■ **Written task**
Without the pictures, print the lines running from the beginning of the material to the line containing "import matplotlib.pyplot as plt", both ends included.

### Data for processing ###

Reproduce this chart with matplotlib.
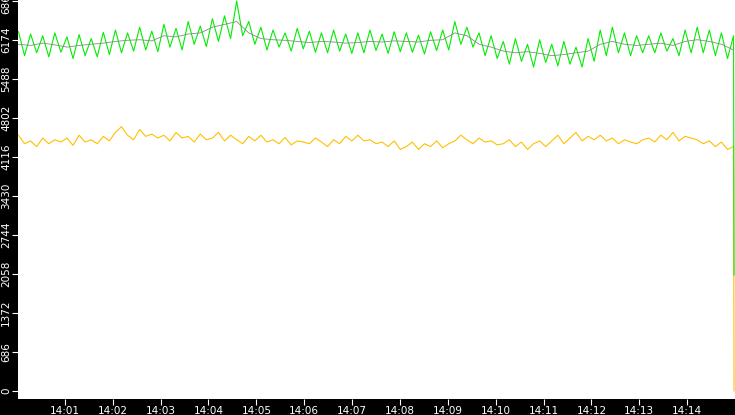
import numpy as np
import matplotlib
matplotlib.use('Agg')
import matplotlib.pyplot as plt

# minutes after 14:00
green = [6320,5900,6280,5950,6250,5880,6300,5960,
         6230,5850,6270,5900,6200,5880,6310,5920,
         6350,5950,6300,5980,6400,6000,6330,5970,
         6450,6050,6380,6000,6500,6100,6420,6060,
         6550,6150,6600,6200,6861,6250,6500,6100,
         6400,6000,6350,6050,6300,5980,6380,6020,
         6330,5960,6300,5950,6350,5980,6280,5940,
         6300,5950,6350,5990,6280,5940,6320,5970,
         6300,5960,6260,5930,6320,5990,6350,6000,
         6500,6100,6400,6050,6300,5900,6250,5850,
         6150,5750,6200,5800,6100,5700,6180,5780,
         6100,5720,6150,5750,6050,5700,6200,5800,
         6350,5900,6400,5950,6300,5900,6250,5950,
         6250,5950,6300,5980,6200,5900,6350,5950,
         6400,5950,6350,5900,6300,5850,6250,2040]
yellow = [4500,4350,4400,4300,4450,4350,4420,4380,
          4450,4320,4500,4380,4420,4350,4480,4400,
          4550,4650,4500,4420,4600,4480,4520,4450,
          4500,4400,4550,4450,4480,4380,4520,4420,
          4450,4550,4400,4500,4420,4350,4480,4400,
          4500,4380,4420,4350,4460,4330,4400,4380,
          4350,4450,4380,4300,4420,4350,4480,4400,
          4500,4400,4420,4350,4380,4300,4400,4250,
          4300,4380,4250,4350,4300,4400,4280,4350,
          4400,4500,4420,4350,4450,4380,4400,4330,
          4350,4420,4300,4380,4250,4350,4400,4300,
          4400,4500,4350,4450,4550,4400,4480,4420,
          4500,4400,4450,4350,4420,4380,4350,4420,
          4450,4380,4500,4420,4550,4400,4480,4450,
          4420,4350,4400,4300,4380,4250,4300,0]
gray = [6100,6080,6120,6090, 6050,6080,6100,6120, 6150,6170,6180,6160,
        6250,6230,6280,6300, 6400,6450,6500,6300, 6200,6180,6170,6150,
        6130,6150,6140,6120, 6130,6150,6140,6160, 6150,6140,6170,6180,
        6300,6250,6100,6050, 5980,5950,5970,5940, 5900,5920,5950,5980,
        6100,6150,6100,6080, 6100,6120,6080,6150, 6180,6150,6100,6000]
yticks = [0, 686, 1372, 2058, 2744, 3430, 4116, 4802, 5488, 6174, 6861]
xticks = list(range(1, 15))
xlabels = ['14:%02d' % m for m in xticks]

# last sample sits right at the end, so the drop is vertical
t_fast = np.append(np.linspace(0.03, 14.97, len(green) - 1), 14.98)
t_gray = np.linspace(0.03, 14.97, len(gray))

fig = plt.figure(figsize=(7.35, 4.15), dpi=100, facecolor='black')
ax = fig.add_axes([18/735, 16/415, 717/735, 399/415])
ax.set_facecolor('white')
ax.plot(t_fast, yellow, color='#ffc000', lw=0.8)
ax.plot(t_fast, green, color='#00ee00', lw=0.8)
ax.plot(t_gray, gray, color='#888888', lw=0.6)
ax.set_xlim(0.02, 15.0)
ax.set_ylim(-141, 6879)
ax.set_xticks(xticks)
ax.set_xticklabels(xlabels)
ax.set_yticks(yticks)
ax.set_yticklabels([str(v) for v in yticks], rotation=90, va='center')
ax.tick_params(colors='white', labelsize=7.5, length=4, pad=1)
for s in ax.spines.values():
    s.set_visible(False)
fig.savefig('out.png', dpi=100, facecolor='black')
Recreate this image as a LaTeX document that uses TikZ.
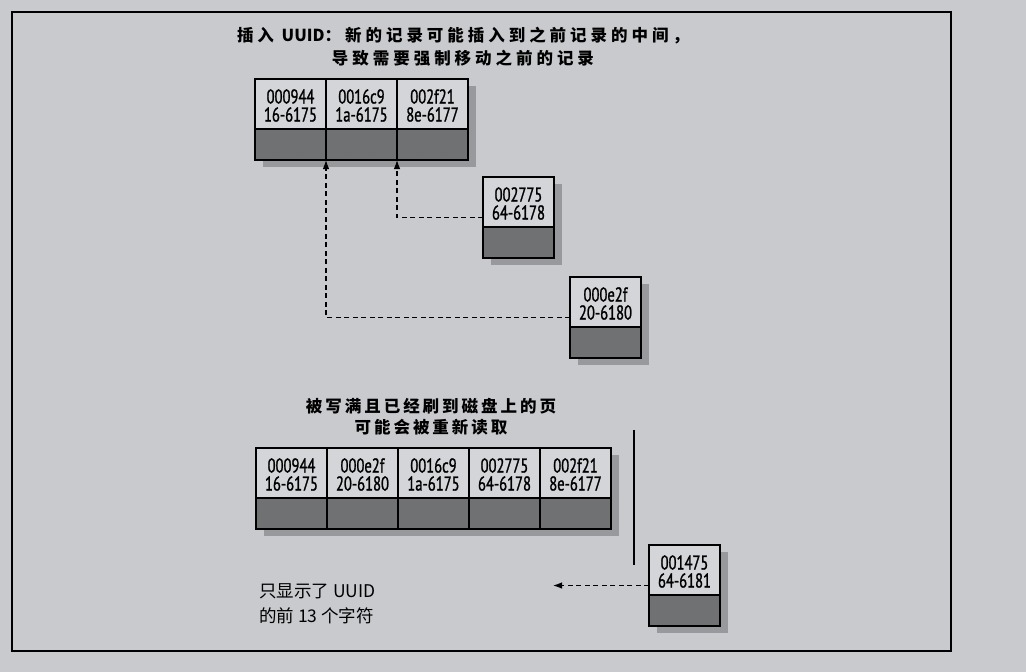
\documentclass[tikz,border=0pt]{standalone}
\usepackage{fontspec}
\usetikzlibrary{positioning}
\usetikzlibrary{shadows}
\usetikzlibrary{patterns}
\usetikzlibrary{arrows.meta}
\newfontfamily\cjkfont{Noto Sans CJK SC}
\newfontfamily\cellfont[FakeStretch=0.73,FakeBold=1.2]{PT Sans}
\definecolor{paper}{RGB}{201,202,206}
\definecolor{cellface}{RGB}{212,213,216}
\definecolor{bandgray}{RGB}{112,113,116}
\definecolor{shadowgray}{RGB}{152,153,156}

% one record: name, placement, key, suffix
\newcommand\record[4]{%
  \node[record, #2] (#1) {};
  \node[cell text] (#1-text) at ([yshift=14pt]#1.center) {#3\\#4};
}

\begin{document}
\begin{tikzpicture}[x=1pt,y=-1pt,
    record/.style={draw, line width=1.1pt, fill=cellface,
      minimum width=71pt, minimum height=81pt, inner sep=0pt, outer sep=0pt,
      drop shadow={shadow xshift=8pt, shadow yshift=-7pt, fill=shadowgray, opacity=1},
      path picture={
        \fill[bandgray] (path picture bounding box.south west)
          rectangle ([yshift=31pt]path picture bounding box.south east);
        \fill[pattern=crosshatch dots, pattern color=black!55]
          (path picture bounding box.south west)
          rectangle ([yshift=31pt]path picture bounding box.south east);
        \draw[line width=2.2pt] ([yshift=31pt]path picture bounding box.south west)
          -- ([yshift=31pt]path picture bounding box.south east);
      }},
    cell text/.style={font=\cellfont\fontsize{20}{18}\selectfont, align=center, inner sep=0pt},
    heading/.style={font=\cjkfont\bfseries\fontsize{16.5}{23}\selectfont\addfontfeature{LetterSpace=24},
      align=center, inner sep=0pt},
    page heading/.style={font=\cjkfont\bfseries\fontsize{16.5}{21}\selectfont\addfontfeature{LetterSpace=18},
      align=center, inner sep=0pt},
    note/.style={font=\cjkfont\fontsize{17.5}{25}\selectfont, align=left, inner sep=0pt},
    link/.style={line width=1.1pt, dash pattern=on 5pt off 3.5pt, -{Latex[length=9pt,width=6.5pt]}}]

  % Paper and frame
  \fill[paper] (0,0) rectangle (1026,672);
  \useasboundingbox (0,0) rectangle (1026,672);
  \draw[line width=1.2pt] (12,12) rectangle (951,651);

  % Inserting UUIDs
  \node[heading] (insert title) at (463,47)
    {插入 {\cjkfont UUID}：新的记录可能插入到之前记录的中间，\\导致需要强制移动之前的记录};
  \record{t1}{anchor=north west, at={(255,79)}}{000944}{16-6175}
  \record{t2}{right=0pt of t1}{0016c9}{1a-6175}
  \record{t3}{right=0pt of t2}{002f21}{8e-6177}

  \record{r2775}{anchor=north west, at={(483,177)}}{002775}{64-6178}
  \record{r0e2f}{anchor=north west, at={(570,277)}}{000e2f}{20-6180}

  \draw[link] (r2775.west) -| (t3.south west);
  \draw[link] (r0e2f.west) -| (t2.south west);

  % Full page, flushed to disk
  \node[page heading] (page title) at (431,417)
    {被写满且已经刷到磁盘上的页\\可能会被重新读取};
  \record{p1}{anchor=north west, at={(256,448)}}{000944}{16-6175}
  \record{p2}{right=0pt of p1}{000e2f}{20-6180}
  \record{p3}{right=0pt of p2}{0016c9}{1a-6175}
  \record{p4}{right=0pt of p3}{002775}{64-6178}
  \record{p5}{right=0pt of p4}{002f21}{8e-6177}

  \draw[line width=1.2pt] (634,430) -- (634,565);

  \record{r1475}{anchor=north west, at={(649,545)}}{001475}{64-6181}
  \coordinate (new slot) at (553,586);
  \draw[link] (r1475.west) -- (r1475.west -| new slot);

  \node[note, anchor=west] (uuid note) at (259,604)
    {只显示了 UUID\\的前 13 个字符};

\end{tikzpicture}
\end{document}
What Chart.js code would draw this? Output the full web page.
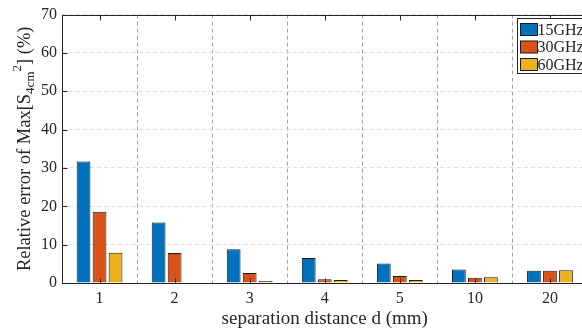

###

■ **Reply to the task**
Reproduce this chart with matplotlib.
import numpy as np
import matplotlib
matplotlib.use('Agg')
import matplotlib.pyplot as plt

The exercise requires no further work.